▸ **Aim**
Using the listing below, report all lines holding the word "this".
━━━━━━
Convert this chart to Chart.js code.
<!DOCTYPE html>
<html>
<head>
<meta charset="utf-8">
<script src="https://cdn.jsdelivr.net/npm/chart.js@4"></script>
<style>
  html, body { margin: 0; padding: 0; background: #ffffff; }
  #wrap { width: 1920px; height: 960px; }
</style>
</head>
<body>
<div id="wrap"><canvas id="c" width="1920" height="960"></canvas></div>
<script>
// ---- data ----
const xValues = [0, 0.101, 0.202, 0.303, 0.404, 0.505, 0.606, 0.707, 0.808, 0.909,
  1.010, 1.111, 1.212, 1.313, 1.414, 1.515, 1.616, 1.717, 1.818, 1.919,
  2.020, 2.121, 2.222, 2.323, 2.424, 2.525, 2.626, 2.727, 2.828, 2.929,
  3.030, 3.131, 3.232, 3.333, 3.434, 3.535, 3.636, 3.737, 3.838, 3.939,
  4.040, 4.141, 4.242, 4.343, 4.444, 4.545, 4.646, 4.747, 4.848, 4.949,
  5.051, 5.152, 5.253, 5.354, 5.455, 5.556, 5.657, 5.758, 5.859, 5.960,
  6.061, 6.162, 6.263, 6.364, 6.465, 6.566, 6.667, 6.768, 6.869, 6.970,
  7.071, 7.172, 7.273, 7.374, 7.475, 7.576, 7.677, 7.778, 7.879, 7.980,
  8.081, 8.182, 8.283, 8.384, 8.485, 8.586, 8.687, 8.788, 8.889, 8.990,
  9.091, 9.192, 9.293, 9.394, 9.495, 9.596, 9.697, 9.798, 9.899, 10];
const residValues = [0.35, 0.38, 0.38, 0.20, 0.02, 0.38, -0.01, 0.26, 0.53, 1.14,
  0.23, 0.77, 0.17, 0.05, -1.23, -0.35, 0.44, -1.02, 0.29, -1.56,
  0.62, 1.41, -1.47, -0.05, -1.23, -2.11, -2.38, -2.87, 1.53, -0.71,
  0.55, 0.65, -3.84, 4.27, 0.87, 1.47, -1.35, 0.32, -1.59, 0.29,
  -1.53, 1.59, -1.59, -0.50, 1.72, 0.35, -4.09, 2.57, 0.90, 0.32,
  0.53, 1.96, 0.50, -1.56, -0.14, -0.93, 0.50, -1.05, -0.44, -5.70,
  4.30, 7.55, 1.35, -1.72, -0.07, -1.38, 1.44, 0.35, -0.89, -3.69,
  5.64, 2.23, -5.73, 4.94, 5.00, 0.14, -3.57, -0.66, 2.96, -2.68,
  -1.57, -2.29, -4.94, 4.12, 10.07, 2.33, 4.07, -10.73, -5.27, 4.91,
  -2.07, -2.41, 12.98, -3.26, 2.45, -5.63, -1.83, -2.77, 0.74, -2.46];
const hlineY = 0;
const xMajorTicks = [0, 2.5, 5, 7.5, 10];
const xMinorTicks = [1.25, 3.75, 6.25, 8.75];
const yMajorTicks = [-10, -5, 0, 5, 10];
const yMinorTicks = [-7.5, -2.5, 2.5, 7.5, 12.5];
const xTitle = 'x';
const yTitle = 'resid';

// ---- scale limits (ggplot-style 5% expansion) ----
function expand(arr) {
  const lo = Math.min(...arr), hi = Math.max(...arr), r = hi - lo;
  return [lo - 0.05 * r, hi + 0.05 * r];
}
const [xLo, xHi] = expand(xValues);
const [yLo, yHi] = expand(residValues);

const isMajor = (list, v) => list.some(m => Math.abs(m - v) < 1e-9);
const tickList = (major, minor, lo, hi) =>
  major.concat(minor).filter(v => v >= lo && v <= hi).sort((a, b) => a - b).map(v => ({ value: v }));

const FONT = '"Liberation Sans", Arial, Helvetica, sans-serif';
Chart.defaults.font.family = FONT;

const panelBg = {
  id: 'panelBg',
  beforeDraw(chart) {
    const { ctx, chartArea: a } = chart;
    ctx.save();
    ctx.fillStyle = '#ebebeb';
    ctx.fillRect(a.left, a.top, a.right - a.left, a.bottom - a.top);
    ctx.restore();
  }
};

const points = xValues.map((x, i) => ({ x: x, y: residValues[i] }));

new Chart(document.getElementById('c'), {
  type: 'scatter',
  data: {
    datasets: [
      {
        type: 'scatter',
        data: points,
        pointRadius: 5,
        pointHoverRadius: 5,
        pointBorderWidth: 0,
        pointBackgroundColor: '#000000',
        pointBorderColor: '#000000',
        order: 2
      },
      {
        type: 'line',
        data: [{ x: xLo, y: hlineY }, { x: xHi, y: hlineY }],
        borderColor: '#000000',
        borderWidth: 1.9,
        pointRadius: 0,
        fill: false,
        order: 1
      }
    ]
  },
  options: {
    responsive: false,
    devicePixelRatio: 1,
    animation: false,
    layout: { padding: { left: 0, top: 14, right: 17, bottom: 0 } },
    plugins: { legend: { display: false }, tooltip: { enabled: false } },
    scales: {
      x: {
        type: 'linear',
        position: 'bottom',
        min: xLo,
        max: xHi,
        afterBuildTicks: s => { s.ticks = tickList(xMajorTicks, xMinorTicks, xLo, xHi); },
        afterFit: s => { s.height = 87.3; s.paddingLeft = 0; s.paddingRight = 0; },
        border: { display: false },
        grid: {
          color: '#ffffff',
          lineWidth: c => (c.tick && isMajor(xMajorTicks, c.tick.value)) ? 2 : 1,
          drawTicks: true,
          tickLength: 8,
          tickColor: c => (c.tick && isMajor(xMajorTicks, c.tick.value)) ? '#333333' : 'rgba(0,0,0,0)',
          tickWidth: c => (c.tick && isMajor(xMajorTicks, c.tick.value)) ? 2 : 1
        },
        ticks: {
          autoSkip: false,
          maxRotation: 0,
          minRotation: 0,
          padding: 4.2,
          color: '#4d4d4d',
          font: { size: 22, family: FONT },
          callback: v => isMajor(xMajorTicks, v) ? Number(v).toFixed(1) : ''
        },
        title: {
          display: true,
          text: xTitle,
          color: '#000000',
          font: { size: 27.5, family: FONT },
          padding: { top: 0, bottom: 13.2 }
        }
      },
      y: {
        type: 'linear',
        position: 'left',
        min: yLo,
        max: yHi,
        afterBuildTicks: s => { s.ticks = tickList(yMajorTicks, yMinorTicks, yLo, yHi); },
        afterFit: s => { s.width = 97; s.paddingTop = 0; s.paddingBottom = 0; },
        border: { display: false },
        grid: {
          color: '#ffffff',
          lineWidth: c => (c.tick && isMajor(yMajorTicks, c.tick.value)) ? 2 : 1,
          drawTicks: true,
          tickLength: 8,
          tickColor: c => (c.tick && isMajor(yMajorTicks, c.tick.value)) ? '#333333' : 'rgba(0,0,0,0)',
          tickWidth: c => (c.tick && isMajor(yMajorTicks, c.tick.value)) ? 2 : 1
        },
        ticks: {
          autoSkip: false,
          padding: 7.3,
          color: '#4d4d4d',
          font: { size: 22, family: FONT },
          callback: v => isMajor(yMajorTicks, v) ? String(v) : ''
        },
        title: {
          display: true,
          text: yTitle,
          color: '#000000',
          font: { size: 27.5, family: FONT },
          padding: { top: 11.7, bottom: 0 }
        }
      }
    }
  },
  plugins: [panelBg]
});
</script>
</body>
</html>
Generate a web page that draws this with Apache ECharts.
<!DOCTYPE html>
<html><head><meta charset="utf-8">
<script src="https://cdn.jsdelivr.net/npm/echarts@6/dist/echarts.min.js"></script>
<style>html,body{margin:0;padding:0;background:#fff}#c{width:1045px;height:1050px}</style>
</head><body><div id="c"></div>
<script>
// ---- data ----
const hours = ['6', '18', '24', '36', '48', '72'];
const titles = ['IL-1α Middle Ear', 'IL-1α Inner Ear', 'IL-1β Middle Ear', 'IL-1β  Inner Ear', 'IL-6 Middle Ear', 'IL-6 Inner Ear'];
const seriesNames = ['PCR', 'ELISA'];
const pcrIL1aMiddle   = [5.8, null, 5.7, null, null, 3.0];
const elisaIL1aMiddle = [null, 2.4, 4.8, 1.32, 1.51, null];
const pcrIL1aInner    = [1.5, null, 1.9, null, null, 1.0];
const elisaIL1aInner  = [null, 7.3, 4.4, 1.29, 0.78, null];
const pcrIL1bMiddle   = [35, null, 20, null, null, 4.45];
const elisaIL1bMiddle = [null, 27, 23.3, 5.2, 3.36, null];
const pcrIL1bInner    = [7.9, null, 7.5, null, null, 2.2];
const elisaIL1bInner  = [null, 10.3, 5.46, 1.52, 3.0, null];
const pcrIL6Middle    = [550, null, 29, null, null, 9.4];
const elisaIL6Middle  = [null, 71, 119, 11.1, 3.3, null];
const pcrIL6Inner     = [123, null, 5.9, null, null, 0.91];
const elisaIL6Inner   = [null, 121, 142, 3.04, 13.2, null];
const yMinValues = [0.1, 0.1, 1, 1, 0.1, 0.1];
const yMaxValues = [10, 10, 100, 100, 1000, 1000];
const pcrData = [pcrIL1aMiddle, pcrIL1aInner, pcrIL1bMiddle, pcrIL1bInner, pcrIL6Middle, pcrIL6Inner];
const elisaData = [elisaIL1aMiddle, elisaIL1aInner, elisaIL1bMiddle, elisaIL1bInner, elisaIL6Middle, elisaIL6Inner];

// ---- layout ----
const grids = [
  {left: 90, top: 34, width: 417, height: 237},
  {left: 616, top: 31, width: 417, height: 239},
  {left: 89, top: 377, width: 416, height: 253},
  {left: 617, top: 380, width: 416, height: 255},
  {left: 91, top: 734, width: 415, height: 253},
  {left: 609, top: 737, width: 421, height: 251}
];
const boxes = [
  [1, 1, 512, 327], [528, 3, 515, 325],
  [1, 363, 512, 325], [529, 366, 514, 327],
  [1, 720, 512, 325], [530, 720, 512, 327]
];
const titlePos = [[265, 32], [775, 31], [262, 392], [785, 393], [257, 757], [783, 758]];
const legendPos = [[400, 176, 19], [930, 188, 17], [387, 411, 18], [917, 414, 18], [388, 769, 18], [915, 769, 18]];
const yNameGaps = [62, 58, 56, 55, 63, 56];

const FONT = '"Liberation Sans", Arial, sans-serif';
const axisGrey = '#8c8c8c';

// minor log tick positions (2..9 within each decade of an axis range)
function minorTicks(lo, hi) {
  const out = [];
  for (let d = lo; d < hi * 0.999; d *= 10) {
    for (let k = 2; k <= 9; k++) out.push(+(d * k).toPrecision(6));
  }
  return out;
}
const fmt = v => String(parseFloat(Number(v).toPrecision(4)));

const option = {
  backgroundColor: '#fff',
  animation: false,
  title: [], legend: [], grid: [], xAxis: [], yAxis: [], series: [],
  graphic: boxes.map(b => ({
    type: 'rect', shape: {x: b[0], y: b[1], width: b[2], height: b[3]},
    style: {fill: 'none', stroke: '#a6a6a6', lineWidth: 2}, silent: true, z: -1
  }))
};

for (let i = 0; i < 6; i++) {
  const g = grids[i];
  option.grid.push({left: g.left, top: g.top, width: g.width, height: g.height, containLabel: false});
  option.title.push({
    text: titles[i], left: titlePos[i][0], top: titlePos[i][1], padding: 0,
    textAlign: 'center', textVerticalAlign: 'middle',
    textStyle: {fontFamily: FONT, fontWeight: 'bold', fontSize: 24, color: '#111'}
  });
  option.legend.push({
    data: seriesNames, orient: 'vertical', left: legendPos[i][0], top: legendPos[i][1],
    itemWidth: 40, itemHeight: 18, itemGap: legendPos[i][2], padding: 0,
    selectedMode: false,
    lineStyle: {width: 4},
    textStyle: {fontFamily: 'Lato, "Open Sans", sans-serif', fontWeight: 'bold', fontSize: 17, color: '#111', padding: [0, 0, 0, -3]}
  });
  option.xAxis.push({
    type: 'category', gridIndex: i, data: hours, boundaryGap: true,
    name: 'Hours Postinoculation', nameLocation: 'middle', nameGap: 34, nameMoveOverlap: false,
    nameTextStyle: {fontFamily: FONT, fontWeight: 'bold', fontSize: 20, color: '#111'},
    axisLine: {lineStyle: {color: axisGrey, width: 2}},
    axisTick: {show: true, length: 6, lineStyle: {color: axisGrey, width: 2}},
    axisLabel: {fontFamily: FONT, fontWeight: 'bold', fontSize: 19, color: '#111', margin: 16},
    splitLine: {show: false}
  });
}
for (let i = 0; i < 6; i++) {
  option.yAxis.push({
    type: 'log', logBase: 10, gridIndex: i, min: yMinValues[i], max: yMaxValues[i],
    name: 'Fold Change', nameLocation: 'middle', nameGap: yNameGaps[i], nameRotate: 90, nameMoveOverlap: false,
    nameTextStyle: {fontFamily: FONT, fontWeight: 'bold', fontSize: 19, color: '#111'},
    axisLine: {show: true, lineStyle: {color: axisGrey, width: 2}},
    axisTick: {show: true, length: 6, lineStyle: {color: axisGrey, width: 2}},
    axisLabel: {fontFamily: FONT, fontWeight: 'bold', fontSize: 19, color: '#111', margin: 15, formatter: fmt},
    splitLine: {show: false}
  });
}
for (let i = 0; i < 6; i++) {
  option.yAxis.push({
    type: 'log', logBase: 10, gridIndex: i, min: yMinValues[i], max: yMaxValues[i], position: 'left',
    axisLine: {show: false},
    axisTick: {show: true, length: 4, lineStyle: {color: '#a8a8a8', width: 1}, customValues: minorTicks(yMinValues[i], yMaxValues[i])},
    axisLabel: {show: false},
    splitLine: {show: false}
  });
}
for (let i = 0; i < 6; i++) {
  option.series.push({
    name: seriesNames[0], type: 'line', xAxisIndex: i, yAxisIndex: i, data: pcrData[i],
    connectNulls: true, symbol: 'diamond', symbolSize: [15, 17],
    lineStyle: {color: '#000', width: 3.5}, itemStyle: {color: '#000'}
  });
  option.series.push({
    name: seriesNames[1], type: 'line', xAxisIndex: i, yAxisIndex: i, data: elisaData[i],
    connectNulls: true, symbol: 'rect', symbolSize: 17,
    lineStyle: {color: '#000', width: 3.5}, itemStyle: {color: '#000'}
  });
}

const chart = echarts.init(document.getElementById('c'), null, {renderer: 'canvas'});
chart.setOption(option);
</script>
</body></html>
━━━━━━
▸ **Exercise answer**
Convert this chart to Chart.js code.
Generate a web page that draws this with Apache ECharts.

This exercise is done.